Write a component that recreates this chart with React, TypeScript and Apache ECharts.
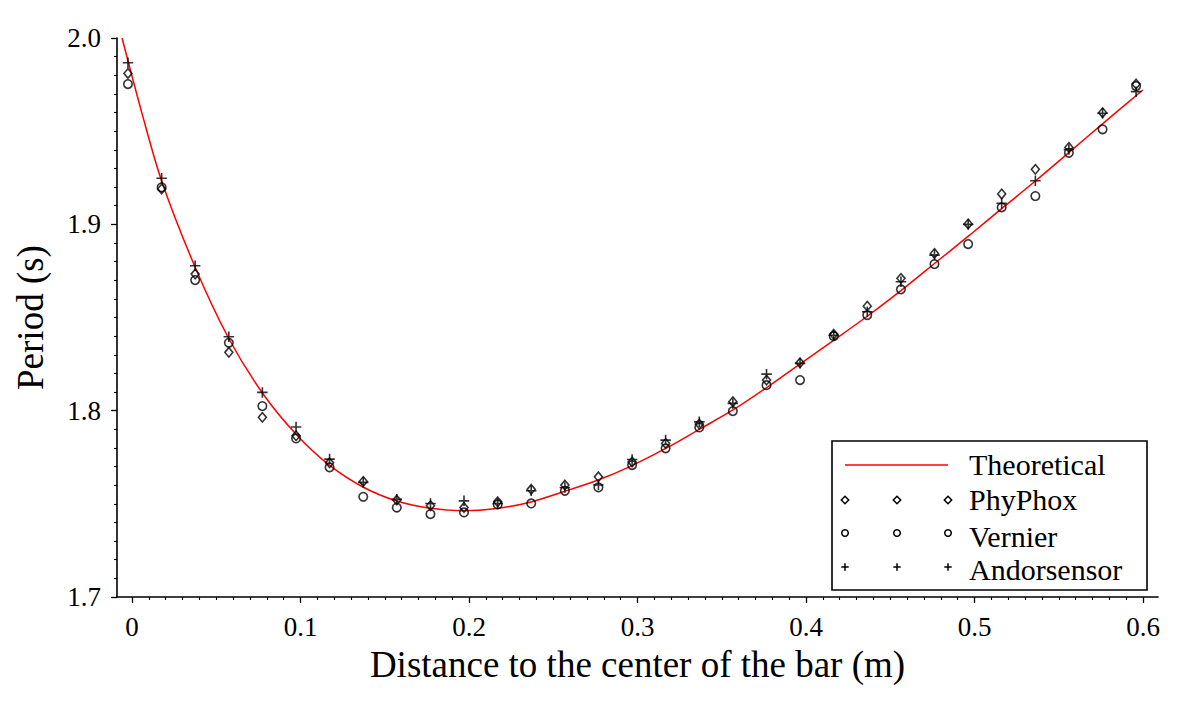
import React, { useEffect, useRef } from "react";
import * as echarts from "echarts";

// Distance to the centre of the bar (m) for each measurement
const distances = [
  -0.0025, 0.0175, 0.0374, 0.0574, 0.0773, 0.0973, 0.1172, 0.1372, 0.1571, 0.1771,
  0.197, 0.217, 0.2369, 0.2569, 0.2768, 0.2968, 0.3167, 0.3367, 0.3566, 0.3766,
  0.3965, 0.4165, 0.4364, 0.4564, 0.4763, 0.4963, 0.5162, 0.5362, 0.5561, 0.5761, 0.596,
];

const phyphox = [
  1.981, 1.919, 1.8733, 1.8313, 1.7964, 1.7865, 1.772, 1.762, 1.752, 1.749,
  1.748, 1.7511, 1.7578, 1.7601, 1.7645, 1.7725, 1.7824, 1.7928, 1.8048, 1.8164,
  1.8257, 1.841, 1.8561, 1.871, 1.8844, 1.9002, 1.9163, 1.9295, 1.9413, 1.9599, 1.9753,
];

const vernier = [
  1.9753, 1.9199, 1.8701, 1.8364, 1.8025, 1.7851, 1.7696, 1.7538, 1.748, 1.7445,
  1.7454, 1.7497, 1.7502, 1.757, 1.7588, 1.7708, 1.7798, 1.791, 1.7998, 1.8137,
  1.8164, 1.84, 1.8513, 1.8651, 1.8787, 1.8894, 1.9091, 1.9152, 1.9384, 1.951, 1.9742,
];

const andorsensor = [
  1.9867, 1.9247, 1.8778, 1.8397, 1.8098, 1.7912, 1.774, 1.7615, 1.7524, 1.7502,
  1.7516, 1.7502, 1.757, 1.7588, 1.7601, 1.7738, 1.7842, 1.794, 1.8039, 1.8196,
  1.8254, 1.8405, 1.8531, 1.8692, 1.8835, 1.9, 1.9113, 1.9234, 1.9402, 1.9596, 1.9712,
];

// Theoretical curve
const theoryX = [
  -0.006, 0.006, 0.0176, 0.0374, 0.0572, 0.0773, 0.0977, 0.1171, 0.1373, 0.1571,
  0.1769, 0.1966, 0.2164, 0.2362, 0.256, 0.2758, 0.2955, 0.3173, 0.3371, 0.3569,
  0.3767, 0.3964, 0.4162, 0.436, 0.4558, 0.4776, 0.4973, 0.5171, 0.5369, 0.5567,
  0.5764, 0.6,
];
const theoryT = [
  2.0, 1.959, 1.923, 1.877, 1.839, 1.8095, 1.787, 1.7708, 1.7589, 1.7515,
  1.7476, 1.7463, 1.7475, 1.7509, 1.7565, 1.7625, 1.770, 1.780, 1.7902, 1.8005,
  1.8124, 1.825, 1.8376, 1.8504, 1.864, 1.8799, 1.8943, 1.9091, 1.9238, 1.939,
  1.9542, 1.9721,
];

const legendNames = ["Theoretical", "PhyPhox", "Vernier", "Andorsensor"];

const FONT = "'Liberation Serif', 'Times New Roman', serif";
const PLUS = "path://M5,0L5,10M0,5L10,5";

function pairs(xs: number[], ys: number[]) {
  return xs.map((x, i) => [x, ys[i]]);
}

function App() {
  const ref = useRef<HTMLDivElement>(null);

  useEffect(() => {
    if (!ref.current) return;
    const chart = echarts.init(ref.current, null, { renderer: "svg" });

    const markerStyle = {
      color: "rgba(0,0,0,0)",
      borderColor: "#000",
      borderWidth: 1.6,
    };

    // legend graphics
    const lx = [845, 897, 948];
    const rowY = [465, 500, 533, 567];
    const textY = [464.5, 499, 536, 569];
    const legend: any[] = [
      {
        type: "rect",
        shape: { x: 832, y: 441, width: 315, height: 149 },
        style: { fill: "#fff", stroke: "#000", lineWidth: 1.6 },
      },
      {
        type: "line",
        shape: { x1: 845, y1: rowY[0], x2: 948, y2: rowY[0] },
        style: { stroke: "#ff0000", lineWidth: 1.5 },
      },
    ];
    lx.forEach((x) => {
      const d = 3.7;
      legend.push({
        type: "polygon",
        shape: { points: [[x, rowY[1] - d], [x + d, rowY[1]], [x, rowY[1] + d], [x - d, rowY[1]]] },
        style: { fill: "none", stroke: "#000", lineWidth: 1.5 },
      });
      legend.push({
        type: "circle",
        shape: { cx: x, cy: rowY[2], r: 3.3 },
        style: { fill: "none", stroke: "#000", lineWidth: 1.5 },
      });
      legend.push({
        type: "line",
        shape: { x1: x - 3.7, y1: rowY[3], x2: x + 3.7, y2: rowY[3] },
        style: { stroke: "#000", lineWidth: 1.5 },
      });
      legend.push({
        type: "line",
        shape: { x1: x, y1: rowY[3] - 3.7, x2: x, y2: rowY[3] + 3.7 },
        style: { stroke: "#000", lineWidth: 1.5 },
      });
    });
    legendNames.forEach((name, i) => {
      legend.push({
        type: "text",
        x: 969,
        y: textY[i],
        style: {
          text: name,
          fill: "#000",
          font: `30px ${FONT}`,
          textAlign: "left",
          textVerticalAlign: "middle",
        },
      });
    });

    const option: any = {
      animation: false,
      backgroundColor: "#fff",
      grid: [
        { left: 117, right: 34, top: 38, bottom: 109 },
        { left: 132, right: 49, top: 38, bottom: 109 },
      ],
      xAxis: [
        {
          type: "value",
          gridIndex: 0,
          min: -0.009,
          max: 0.609,
          axisLine: { show: true, onZero: false, lineStyle: { color: "#000", width: 1.6 } },
          axisTick: { show: false },
          axisLabel: { show: false },
          splitLine: { show: false },
          name: "Distance to the center of the bar (m)",
          nameLocation: "middle",
          nameGap: 49,
          nameTextStyle: { fontFamily: FONT, fontSize: 37, color: "#000" },
        },
        {
          type: "value",
          gridIndex: 1,
          min: 0,
          max: 0.6,
          interval: 0.1,
          axisLine: { show: false },
          axisTick: { show: true, inside: false, length: 6, lineStyle: { color: "#000", width: 1.3 } },
          minorTick: { show: true, splitNumber: 10, length: 3, lineStyle: { color: "#000", width: 1.1 } },
          axisLabel: {
            margin: 16,
            fontFamily: FONT,
            fontSize: 27,
            color: "#000",
            formatter: (v: number) => String(parseFloat(v.toFixed(1))),
          },
          splitLine: { show: false },
          minorSplitLine: { show: false },
        },
      ],
      yAxis: [
        {
          type: "value",
          gridIndex: 0,
          min: 1.7,
          max: 2.0,
          interval: 0.1,
          axisLine: { show: true, onZero: false, lineStyle: { color: "#000", width: 1.6 } },
          axisTick: { show: true, inside: false, length: 6, lineStyle: { color: "#000", width: 1.3 } },
          minorTick: { show: true, splitNumber: 10, length: 3, lineStyle: { color: "#000", width: 1.1 } },
          axisLabel: {
            margin: 16,
            fontFamily: FONT,
            fontSize: 27,
            color: "#000",
            formatter: (v: number) => v.toFixed(1),
          },
          splitLine: { show: false },
          minorSplitLine: { show: false },
          name: "Period (s)",
          nameLocation: "middle",
          nameGap: 68,
          nameRotate: 90,
          nameTextStyle: { fontFamily: FONT, fontSize: 37, color: "#000" },
        },
        { type: "value", gridIndex: 1, min: 1.7, max: 2.0, show: false },
      ],
      series: [
        {
          name: "Theoretical",
          type: "line",
          xAxisIndex: 0,
          yAxisIndex: 0,
          data: pairs(theoryX, theoryT),
          smooth: 0.3,
          symbol: "none",
          lineStyle: { color: "#ff0000", width: 1.5 },
          silent: true,
          z: 2,
        },
        {
          name: "PhyPhox",
          type: "scatter",
          xAxisIndex: 0,
          yAxisIndex: 0,
          data: pairs(distances, phyphox),
          symbol: "diamond",
          symbolSize: [8, 9.5],
          itemStyle: markerStyle,
          silent: true,
          z: 3,
        },
        {
          name: "Vernier",
          type: "scatter",
          xAxisIndex: 0,
          yAxisIndex: 0,
          data: pairs(distances, vernier),
          symbol: "circle",
          symbolSize: 8.5,
          itemStyle: markerStyle,
          silent: true,
          z: 3,
        },
        {
          name: "Andorsensor",
          type: "scatter",
          xAxisIndex: 0,
          yAxisIndex: 0,
          data: pairs(distances, andorsensor),
          symbol: PLUS,
          symbolSize: 10.5,
          itemStyle: markerStyle,
          silent: true,
          z: 3,
        },
      ],
      graphic: { elements: legend.map((e) => ({ ...e, z: 100 })) },
    };

    chart.setOption(option);
    return () => chart.dispose();
  }, []);

  return (
    <div
      ref={ref}
      style={{
        position: "fixed",
        left: 0,
        top: 0,
        width: 1192,
        height: 706,
        background: "#fff",
      }}
    />
  );
}

export default App;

:: INSTRUCTIONS TO FOLLOW ::
Using the listing above, list every line in which the string "React" occurs.

:: RESPONSE ::
Write a component that recreates this chart with React, TypeScript and Apache ECharts.
import React, { useEffect, useRef } from "react";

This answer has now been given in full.